Retype nothing but the lines from the start of the material up to and including the line with "const captions = ['Trend". Pictures don't belong in the copy.

——

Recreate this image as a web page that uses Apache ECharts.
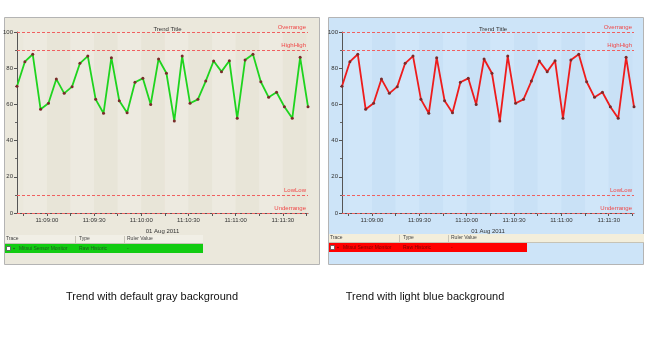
<!DOCTYPE html>
<html>
<head>
<meta charset="utf-8">
<script src="https://cdn.jsdelivr.net/npm/echarts@6/dist/echarts.min.js"></script>
<style>
  html, body { margin: 0; padding: 0; background: #fff; }
  #chart { width: 648px; height: 350px; }
</style>
</head>
<body>
<div id="chart"></div>
<script>
// Sample times (01 Aug 2011) and sensor readings, identical trace in both panels
const sampleTimes = [
  '11:08:41','11:08:46','11:08:51','11:08:56','11:09:01','11:09:06','11:09:11','11:09:16',
  '11:09:21','11:09:26','11:09:31','11:09:36','11:09:41','11:09:46','11:09:51','11:09:56',
  '11:10:01','11:10:06','11:10:11','11:10:16','11:10:21','11:10:26','11:10:31','11:10:36',
  '11:10:41','11:10:46','11:10:51','11:10:56','11:11:01','11:11:06','11:11:11','11:11:16',
  '11:11:21','11:11:26','11:11:31','11:11:36','11:11:41','11:11:46'
];
const sensorValues = [
  70, 83.6, 87.7, 57.3, 60.6, 74, 66.1, 69.8,
  82.7, 86.7, 62.8, 55.1, 85.8, 62, 55.4, 72.2,
  74.4, 60, 85.1, 77.2, 50.8, 86.7, 60.6, 62.8,
  72.9, 84, 78.1, 84.1, 52.3, 84.5, 87.7, 72.5,
  63.9, 66.7, 58.7, 52.3, 86, 58.7
];
// Labelled time ticks and the unlabelled ticks between them
const xTickLabels = ['11:09:00', '11:09:30', '11:10:00', '11:10:30', '11:11:00', '11:11:30'];
const xTickMarks = [
  '11:08:45', '11:09:00', '11:09:15', '11:09:30', '11:09:45', '11:10:00', '11:10:15',
  '11:10:30', '11:10:45', '11:11:00', '11:11:15', '11:11:30', '11:11:45'
];
// Alarm limits drawn as dashed rulers
const limitNames = ['Overrange', 'HighHigh', 'LowLow', 'Underrange'];
const limitValues = [100, 90, 10, 0];
const yTicks = { min: 0, max: 100, step: 20 };
const dateLabel = '01 Aug 2011';
const traceRow = ['Mitsui Sensor Monitor', 'Raw Historic', '-'];
const headerCols = ['Trace', 'Type', 'Ruler Value'];
const captions = ['Trend with default gray background', 'Trend with light blue background'];

function toTime(s) {
  const p = s.split(':').map(Number);
  return new Date(2011, 7, 1, p[0], p[1], p[2]).getTime();
}
function pad(n) { return (n < 10 ? '0' : '') + n; }
function fmtTime(v) {
  const d = new Date(v);
  return pad(d.getHours()) + ':' + pad(d.getMinutes()) + ':' + pad(d.getSeconds());
}
const seriesData = sampleTimes.map((t, i) => [toTime(t), sensorValues[i]]);
const tMin = toTime(sampleTimes[0]);
const tMax = toTime(sampleTimes[sampleTimes.length - 1]);

const FONT = 'Liberation Sans';
const panels = [
  { x: 4, gridLeft: 17, gridRight: 340, line: '#1ed41e', bg: '#ebe8dc',
    bands: ['#edeae0', '#e8e5d8'], header: '#f1efe6', headerW: 198,
    row: '#11cc11', rowY: 244, rowText: '#1f5a1f', caption: 152 },
  { x: 328, gridLeft: 342, gridRight: 14, line: '#ee1c1c', bg: '#cde4f8',
    bands: ['#d0e6f9', '#c9e1f6'], header: '#f3eedb', headerW: 315,
    row: '#ff0000', rowY: 243, rowText: '#7a0000', caption: 425 }
];

const grids = [], xAxes = [], yAxes = [], series = [], titles = [], graphics = [];

panels.forEach((p, i) => {
  grids.push({ left: p.gridLeft, right: p.gridRight, top: 32, bottom: 137, containLabel: false });
  titles.push({
    text: 'Trend Title', left: p.gridLeft + (648 - p.gridLeft - p.gridRight) / 2, top: 21,
    textAlign: 'center',
    textStyle: { fontSize: 6, fontWeight: 'normal', color: '#333', fontFamily: FONT }
  });
  xAxes.push({
    type: 'value', gridIndex: i, min: tMin, max: tMax,
    axisLine: { show: true, onZero: false, lineStyle: { color: '#555', width: 1 } },
    axisTick: { show: true, length: 3, lineStyle: { color: '#555' },
                customValues: xTickMarks.map(toTime) },
    axisLabel: {
      formatter: fmtTime, fontSize: 6, color: '#333', margin: 4, fontFamily: FONT,
      customValues: xTickLabels.map(toTime)
    },
    splitLine: { show: false },
    splitArea: { show: true, areaStyle: { color: p.bands } },
    name: dateLabel, nameLocation: 'middle', nameGap: 15,
    nameTextStyle: { fontSize: 6, color: '#333', fontFamily: FONT }
  });
  yAxes.push({
    type: 'value', gridIndex: i, min: yTicks.min, max: yTicks.max, interval: yTicks.step,
    axisLine: { show: true, lineStyle: { color: '#555', width: 1 } },
    axisTick: { show: true, length: 3, lineStyle: { color: '#555' } },
    minorTick: { show: true, splitNumber: 2, length: 2, lineStyle: { color: '#666' } },
    axisLabel: { fontSize: 6, color: '#333', margin: 4, fontFamily: FONT },
    splitLine: { show: false }
  });
  series.push({
    type: 'line', xAxisIndex: i, yAxisIndex: i, data: seriesData,
    symbol: 'circle', symbolSize: 3, showSymbol: true,
    itemStyle: { color: '#7a2a2a' },
    lineStyle: { color: p.line, width: 1.8 },
    emphasis: { disabled: true }, animation: false, z: 5,
    markLine: {
      silent: true, symbol: 'none', animation: false,
      lineStyle: { color: '#f06060', type: [3, 2], width: 1 },
      label: {
        position: 'insideEndTop', formatter: '{b}', fontSize: 6,
        color: '#f04848', fontFamily: FONT, distance: 2
      },
      data: limitNames.map((n, k) => ({ name: n, yAxis: limitValues[k] }))
    }
  });

  // panel background with a thin frame
  graphics.push({
    type: 'rect', z: -10, silent: true,
    shape: { x: p.x + 0.5, y: 17.5, width: 315, height: 247 },
    style: { fill: p.bg, stroke: '#b4b4b4', lineWidth: 1 }
  });
  // trace table header
  const hy = p.rowY - 9;
  graphics.push({
    type: 'rect', z: -9, silent: true,
    shape: { x: p.x + 1, y: hy, width: p.headerW, height: 8 },
    style: { fill: p.header }
  });
  graphics.push({
    type: 'line', z: -8, silent: true,
    shape: { x1: p.x + 1, y1: hy + 8.5, x2: p.x + 1 + p.headerW, y2: hy + 8.5 },
    style: { stroke: '#c6c3b6', lineWidth: 1 }
  });
  const colX = [p.x + 2, p.x + 75, p.x + 123];
  [p.x + 71, p.x + 120].forEach(sx => graphics.push({
    type: 'line', z: -8, silent: true,
    shape: { x1: sx + 0.5, y1: hy + 1, x2: sx + 0.5, y2: hy + 8 },
    style: { stroke: '#c8c5b8', lineWidth: 1 }
  }));
  headerCols.forEach((h, k) => graphics.push({
    type: 'text', z: 1, silent: true,
    style: { x: colX[k], y: hy + 4, text: h, fontSize: 5, fontFamily: FONT,
             fill: '#444', verticalAlign: 'middle' }
  }));
  // trace row
  graphics.push({
    type: 'rect', z: -9, silent: true,
    shape: { x: p.x + 1, y: p.rowY, width: 198, height: 9 },
    style: { fill: p.row }
  });
  graphics.push({
    type: 'rect', z: 1, silent: true,
    shape: { x: p.x + 2.5, y: p.rowY + 2.5, width: 4, height: 4 },
    style: { fill: '#fff', stroke: '#555', lineWidth: 0.8 }
  });
  graphics.push({
    type: 'circle', z: 1, silent: true,
    shape: { cx: p.x + 10, cy: p.rowY + 4.5, r: 0.8 },
    style: { fill: p.rowText }
  });
  const rowX = [p.x + 15, p.x + 75, p.x + 123];
  traceRow.forEach((t, k) => graphics.push({
    type: 'text', z: 1, silent: true,
    style: { x: rowX[k], y: p.rowY + 4.5, text: t, fontSize: 5, fontFamily: FONT,
             fill: p.rowText, verticalAlign: 'middle' }
  }));
  // caption under the panel
  graphics.push({
    type: 'text', silent: true,
    style: { x: p.caption, y: 297, text: captions[i], fontSize: 11, fontFamily: FONT,
             fill: '#111', align: 'center', verticalAlign: 'middle' }
  });
});

const chart = echarts.init(document.getElementById('chart'), null, { renderer: 'canvas' });
chart.setOption({
  backgroundColor: '#ffffff',
  animation: false,
  title: titles,
  grid: grids,
  xAxis: xAxes,
  yAxis: yAxes,
  series: series,
  graphic: graphics
});
</script>
</body>
</html>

——

== RESPONSE TO THIS TASK ==
Recreate this image as a web page that uses Apache ECharts.
<!DOCTYPE html>
<html>
<head>
<meta charset="utf-8">
<script src="https://cdn.jsdelivr.net/npm/echarts@6/dist/echarts.min.js"></script>
<style>
  html, body { margin: 0; padding: 0; background: #fff; }
  #chart { width: 648px; height: 350px; }
</style>
</head>
<body>
<div id="chart"></div>
<script>
// Sample times (01 Aug 2011) and sensor readings, identical trace in both panels
const sampleTimes = [
  '11:08:41','11:08:46','11:08:51','11:08:56','11:09:01','11:09:06','11:09:11','11:09:16',
  '11:09:21','11:09:26','11:09:31','11:09:36','11:09:41','11:09:46','11:09:51','11:09:56',
  '11:10:01','11:10:06','11:10:11','11:10:16','11:10:21','11:10:26','11:10:31','11:10:36',
  '11:10:41','11:10:46','11:10:51','11:10:56','11:11:01','11:11:06','11:11:11','11:11:16',
  '11:11:21','11:11:26','11:11:31','11:11:36','11:11:41','11:11:46'
];
const sensorValues = [
  70, 83.6, 87.7, 57.3, 60.6, 74, 66.1, 69.8,
  82.7, 86.7, 62.8, 55.1, 85.8, 62, 55.4, 72.2,
  74.4, 60, 85.1, 77.2, 50.8, 86.7, 60.6, 62.8,
  72.9, 84, 78.1, 84.1, 52.3, 84.5, 87.7, 72.5,
  63.9, 66.7, 58.7, 52.3, 86, 58.7
];
// Labelled time ticks and the unlabelled ticks between them
const xTickLabels = ['11:09:00', '11:09:30', '11:10:00', '11:10:30', '11:11:00', '11:11:30'];
const xTickMarks = [
  '11:08:45', '11:09:00', '11:09:15', '11:09:30', '11:09:45', '11:10:00', '11:10:15',
  '11:10:30', '11:10:45', '11:11:00', '11:11:15', '11:11:30', '11:11:45'
];
// Alarm limits drawn as dashed rulers
const limitNames = ['Overrange', 'HighHigh', 'LowLow', 'Underrange'];
const limitValues = [100, 90, 10, 0];
const yTicks = { min: 0, max: 100, step: 20 };
const dateLabel = '01 Aug 2011';
const traceRow = ['Mitsui Sensor Monitor', 'Raw Historic', '-'];
const headerCols = ['Trace', 'Type', 'Ruler Value'];
const captions = ['Trend with default gray background', 'Trend with light blue background'];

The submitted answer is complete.